Of course I have a hissy fit at the entire carriage. In English. Of course it does no good. My money, bank cards and student ID are long gone. Argh. Still, could be worse, they didn’t get my camera because I noticed almost immediately before they had opportunity to rummage. Still, sad and inconvenient times.

Our return to Quito was better, having learnt not to take anything valuable outside the hostel. We went to nearby Otavalo for the Saturday market, the biggest indigenous market in Ecuador, with three people from our hostel. We went on the Friday and visited a condor rescue centre, which was fun and especially recommended because the Dutch guy who works there gave us a lift back into town. In the morning we got up early and went to the animal market, which was full of pigs, cows, llamas, and a horrible corner of rabbits and guinea pigs…. I quite seriously considered buying a guinea pig with the object of liberating it in mind, but this wasn’t a practical idea. For one thing, I’m headed to Peru, where “cuy” is a national delicacy…

The market itself is a place where we did quite literally shop ‘til we dropped. It’s HUGE! And full of llama products of all descriptions. Oh dear. I am now the ultimate gringo. Not only do I have the traditional bag (necessary replacement for one that was slashed, in my defence), I also own a llama hoody. And socks… and scarf. And, erm, two pairs of the tremendous, pyjama-like gringo trousers. God, I look a fool. But god, I am comfortable.

Me and Amy also got a bus from Quito to the equator, which was really good. The funny thing is that the bus drops you off at this big complex called “el mitad del mundo” with this huge monument marking the equator built by the French… and it’s wrong! The real equator is a few hundred feet off down the road, at the Inti Nan Solar Museum, which was brilliant! You do all sorts of equator-related activities that you wouldn’t think work but somehow do… for instance, Amy managed to balance an egg on a nail head on the equator line. It is quite possibly the crowning achievement of her life, as pictures will prove. They also did that trick with the plugholes where 1m from equator water falls down clockwise and 1m the other side it falls down anticlockwise, and just drops straight down in the centre! Madness! Also you can’t walk along the equator with your eyes closed- you just veer everywhere like you’re drunk. And you weigh 2lb less than normal! Apart from equator craziness, we also saw an Amazonian penis fish, and learnt how shrunken heads are made- always a useful skill.

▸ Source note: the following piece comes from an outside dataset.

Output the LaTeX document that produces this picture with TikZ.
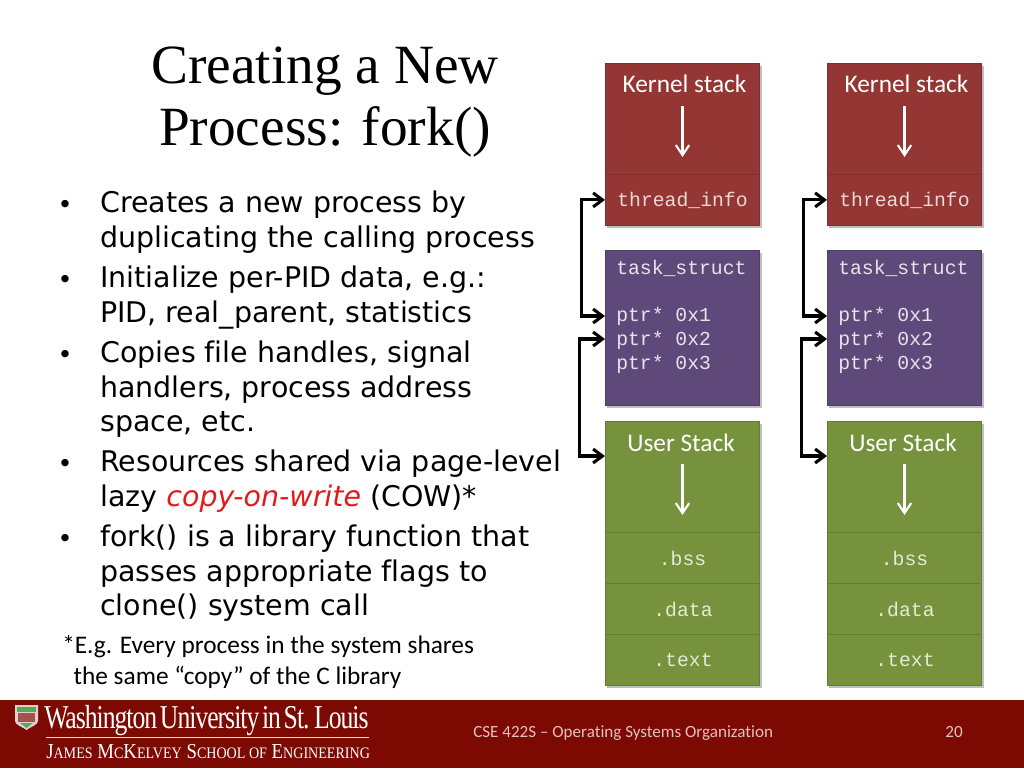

Our last night  in Ecuador called for celebration, and so we headed to a local club. Here I was forced into salsa lessons by middle-aged local men. I am not a dancer. It was an excruciating experience, but a necessary one for all gringas in South America. It was sad to finally leave Ecuador; we felt we’d been there so long. But still, leave we did, heading for the golden shores of Peru… just after discovering that two people from our hostel got diagnosed with swine flu flying out, and that medics came to our hostel whilst we were out and tested everyone. And yet we still don’t have it! Still, it does seem to be following us, doesn’t it?